SUPPLIED MATERIAL:
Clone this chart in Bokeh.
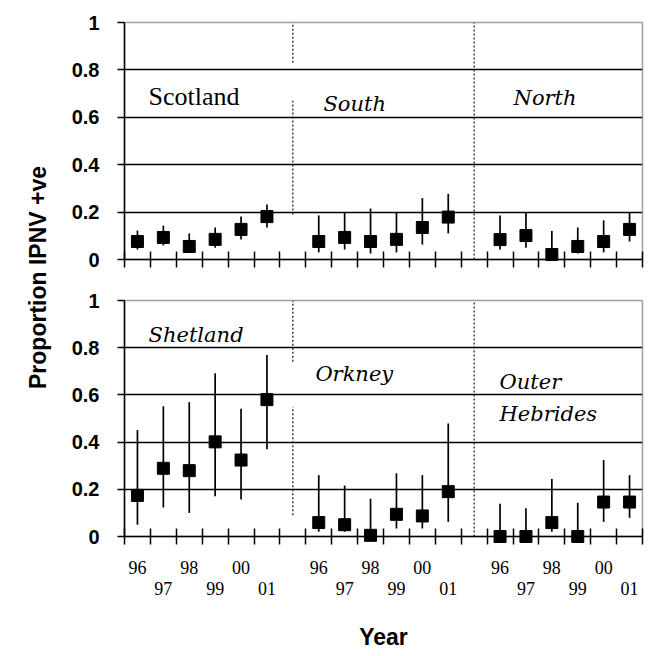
import math
from bokeh.plotting import figure
from bokeh.models import Range1d, FixedTicker, LinearAxis, Label, ColumnDataSource
from bokeh.layouts import row, column
from bokeh.embed import file_html
from bokeh.resources import INLINE

# ---------------- data ----------------
years = ["96", "97", "98", "99", "00", "01"]
y_ticks = [0, 0.2, 0.4, 0.6, 0.8, 1]
y_tick_labels = ["0", "0.2", "0.4", "0.6", "0.8", "1"]

top_regions = ["Scotland", "South", "North"]
bottom_regions = ["Shetland", "Orkney", "Outer Hebrides"]

scotland_mean = [0.076, 0.093, 0.055, 0.085, 0.127, 0.181]
scotland_low = [0.042, 0.059, 0.030, 0.050, 0.084, 0.135]
scotland_high = [0.122, 0.143, 0.110, 0.135, 0.181, 0.232]

south_mean = [0.076, 0.093, 0.076, 0.085, 0.135, 0.179]
south_low = [0.030, 0.042, 0.025, 0.030, 0.063, 0.110]
south_high = [0.186, 0.200, 0.215, 0.200, 0.259, 0.277]

north_mean = [0.084, 0.101, 0.021, 0.055, 0.076, 0.127]
north_low = [0.042, 0.050, 0.000, 0.025, 0.030, 0.076]
north_high = [0.186, 0.200, 0.120, 0.135, 0.165, 0.200]

shetland_mean = [0.174, 0.289, 0.279, 0.401, 0.324, 0.580]
shetland_low = [0.050, 0.123, 0.100, 0.171, 0.157, 0.370]
shetland_high = [0.451, 0.552, 0.569, 0.692, 0.541, 0.769]

orkney_mean = [0.059, 0.050, 0.005, 0.094, 0.087, 0.190]
orkney_low = [0.020, 0.020, 0.000, 0.034, 0.034, 0.062]
orkney_high = [0.260, 0.216, 0.160, 0.268, 0.260, 0.479]

hebrides_mean = [0.000, 0.000, 0.059, 0.000, 0.146, 0.146]
hebrides_low = [0.000, 0.000, 0.020, 0.000, 0.062, 0.079]
hebrides_high = [0.139, 0.120, 0.244, 0.143, 0.324, 0.260]

top_series = [(scotland_mean, scotland_low, scotland_high),
              (south_mean, south_low, south_high),
              (north_mean, north_low, north_high)]
bottom_series = [(shetland_mean, shetland_low, shetland_high),
                 (orkney_mean, orkney_low, orkney_high),
                 (hebrides_mean, hebrides_low, hebrides_high)]

# ---------------- layout constants ----------------
N_SLOTS = 20          # 3 groups of 6 years + 2 separators
GROUP_STEP = 7
boundaries = [float(b) for b in range(N_SLOTS + 1)]

FIG_W = 600
MB_LEFT = 66
MB_RIGHT = 16

SERIF = "Liberation Serif"
ITALIC_SERIF = "DejaVu Serif"
SANS = "Liberation Sans"


def centers():
    xs, labs = [], []
    for g in range(3):
        for i, yr in enumerate(years):
            xs.append(g * GROUP_STEP + i + 0.5)
            labs.append(yr)
    return xs, labs


def label_axis(ticks, overrides, standoff):
    ax = LinearAxis(ticker=FixedTicker(ticks=ticks, minor_ticks=[]))
    ax.major_label_overrides = overrides
    ax.axis_line_color = None
    ax.major_tick_line_color = None
    ax.minor_tick_line_color = None
    ax.major_tick_out = 0
    ax.major_tick_in = 0
    ax.minor_tick_out = 0
    ax.minor_tick_in = 0
    ax.major_label_standoff = standoff
    ax.major_label_text_font = SERIF
    ax.major_label_text_font_size = "18px"
    ax.major_label_text_color = "black"
    return ax


def make_panel(series, height, mb_top, mb_bottom, dividers, labels, with_labels):
    p = figure(width=FIG_W, height=height, x_range=Range1d(0, N_SLOTS),
               y_range=Range1d(0, 1), toolbar_location=None, output_backend="svg",
               min_border_left=MB_LEFT, min_border_right=MB_RIGHT,
               min_border_top=mb_top, min_border_bottom=mb_bottom,
               background_fill_color="white", border_fill_color="white")
    p.outline_line_color = "#a0a0a0"
    p.outline_line_width = 1.5
    p.xgrid.visible = False
    p.ygrid.ticker = FixedTicker(ticks=[0.2, 0.4, 0.6, 0.8])
    p.ygrid.grid_line_color = "black"
    p.ygrid.grid_line_width = 1.5

    # y axis
    ya = p.yaxis[0]
    ya.ticker = FixedTicker(ticks=y_ticks, minor_ticks=[])
    ya.major_label_overrides = {t: l for t, l in zip(y_ticks, y_tick_labels)}
    ya.major_tick_out = 7
    ya.major_tick_in = 0
    ya.minor_tick_out = 0
    ya.minor_tick_in = 0
    ya.major_tick_line_width = 1.5
    ya.axis_line_width = 1.5
    ya.axis_line_color = "black"
    ya.major_label_standoff = 18
    ya.major_label_text_font = SANS
    ya.major_label_text_font_style = "bold"
    ya.major_label_text_font_size = "20px"
    ya.major_label_text_color = "black"

    # x axis: tick marks at slot boundaries, no visible labels
    xa = p.xaxis[0]
    xa.ticker = FixedTicker(ticks=boundaries, minor_ticks=[])
    xa.major_label_overrides = {b: " " for b in boundaries}
    xa.axis_line_width = 1.5
    xa.axis_line_color = "black"
    xa.major_tick_line_color = "black"
    xa.major_tick_line_width = 1.5
    xa.major_tick_in = 8
    xa.major_tick_out = 8
    xa.minor_tick_in = 0
    xa.minor_tick_out = 0
    xa.major_label_standoff = 0
    xa.major_label_text_font_size = "1px"

    if with_labels:
        xs, labs = centers()
        even = [x for k, x in enumerate(xs) if k % 2 == 0]
        odd = [x for k, x in enumerate(xs) if k % 2 == 1]
        xb = label_axis(even, {x: labs[xs.index(x)] for x in even}, 12)
        xc = label_axis(odd, {x: labs[xs.index(x)] for x in odd}, 5)
        xc.axis_label = "Year"
        xc.axis_label_standoff = 26
        xc.axis_label_text_font = SANS
        xc.axis_label_text_font_style = "bold"
        xc.axis_label_text_font_size = "23px"
        xc.axis_label_text_color = "black"
        p.add_layout(xb, "below")
        p.add_layout(xc, "below")

    # dotted separators
    dsrc = ColumnDataSource(dict(x=[d[0] for d in dividers],
                                 y0=[d[1] for d in dividers],
                                 y1=[d[2] for d in dividers]))
    p.segment(x0="x", y0="y0", x1="x", y1="y1", source=dsrc,
              line_color="#111111", line_width=1.2, line_dash="2 2")

    # data
    for g, (m, lo, hi) in enumerate(series):
        gx = [g * GROUP_STEP + i + 0.5 for i in range(len(years))]
        src = ColumnDataSource(dict(x=gx, m=m, lo=lo, hi=hi))
        p.segment(x0="x", y0="lo", x1="x", y1="hi", source=src,
                  line_color="black", line_width=1.7, level="overlay")
        p.scatter(x="x", y="m", source=src, marker="square", size=12,
                  fill_color="black", line_color="black", level="overlay")

    for (txt, x, y, font, style, size) in labels:
        p.add_layout(Label(x=x, y=y, text=txt, text_font=font, text_font_style=style,
                           text_font_size=size, text_color="black",
                           text_align="left", text_baseline="alphabetic"))
    return p


top_labels = [
    (top_regions[0], 0.93, 0.686, SERIF, "normal", "26px"),
    (top_regions[1], 7.68, 0.656, ITALIC_SERIF, "italic", "21px"),
    (top_regions[2], 15.02, 0.682, ITALIC_SERIF, "italic", "21px"),
]
bottom_labels = [
    (bottom_regions[0], 0.93, 0.855, ITALIC_SERIF, "italic", "21px"),
    (bottom_regions[1], 7.37, 0.688, ITALIC_SERIF, "italic", "21px"),
    (bottom_regions[2].split(" ")[0], 14.48, 0.653, ITALIC_SERIF, "italic", "21px"),
    (bottom_regions[2].split(" ")[1], 14.48, 0.518, ITALIC_SERIF, "italic", "21px"),
]

top_div = [(6.5, 0.83, 1.0), (6.5, 0.19, 0.67), (13.5, 0.0, 1.0)]
bottom_div = [(6.5, 0.74, 1.0), (6.5, 0.09, 0.55), (13.5, 0.0, 1.0)]

TOP_H = 278
BOT_H = 374
top = make_panel(top_series, TOP_H, 22, 19, top_div, top_labels, False)
bottom = make_panel(bottom_series, BOT_H, 22, 114, bottom_div, bottom_labels, True)

LEFT_W = 58
left = figure(width=LEFT_W, height=TOP_H + BOT_H, x_range=Range1d(0, LEFT_W),
              y_range=Range1d(0, TOP_H + BOT_H),
              toolbar_location=None, output_backend="svg", min_border=0,
              x_axis_type=None, y_axis_type=None)
left.outline_line_color = None
left.grid.visible = False
left.add_layout(Label(x=37, y=TOP_H + BOT_H - 277, text="Proportion IPNV +ve", angle=math.pi / 2,
                      text_align="center", text_baseline="middle", text_font=SANS,
                      text_font_style="bold", text_font_size="23px", text_color="black"))

layout = row(left, column(top, bottom))
open("out.html", "w").write(file_html(layout, INLINE))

WHAT YOU WILL DO:
Extract, word for word, each line from the top of the data down to and including the line with "from bokeh.resources import INLINE"; skip the pictures.

FINAL RESULT:
Clone this chart in Bokeh.
import math
from bokeh.plotting import figure
from bokeh.models import Range1d, FixedTicker, LinearAxis, Label, ColumnDataSource
from bokeh.layouts import row, column
from bokeh.embed import file_html
from bokeh.resources import INLINE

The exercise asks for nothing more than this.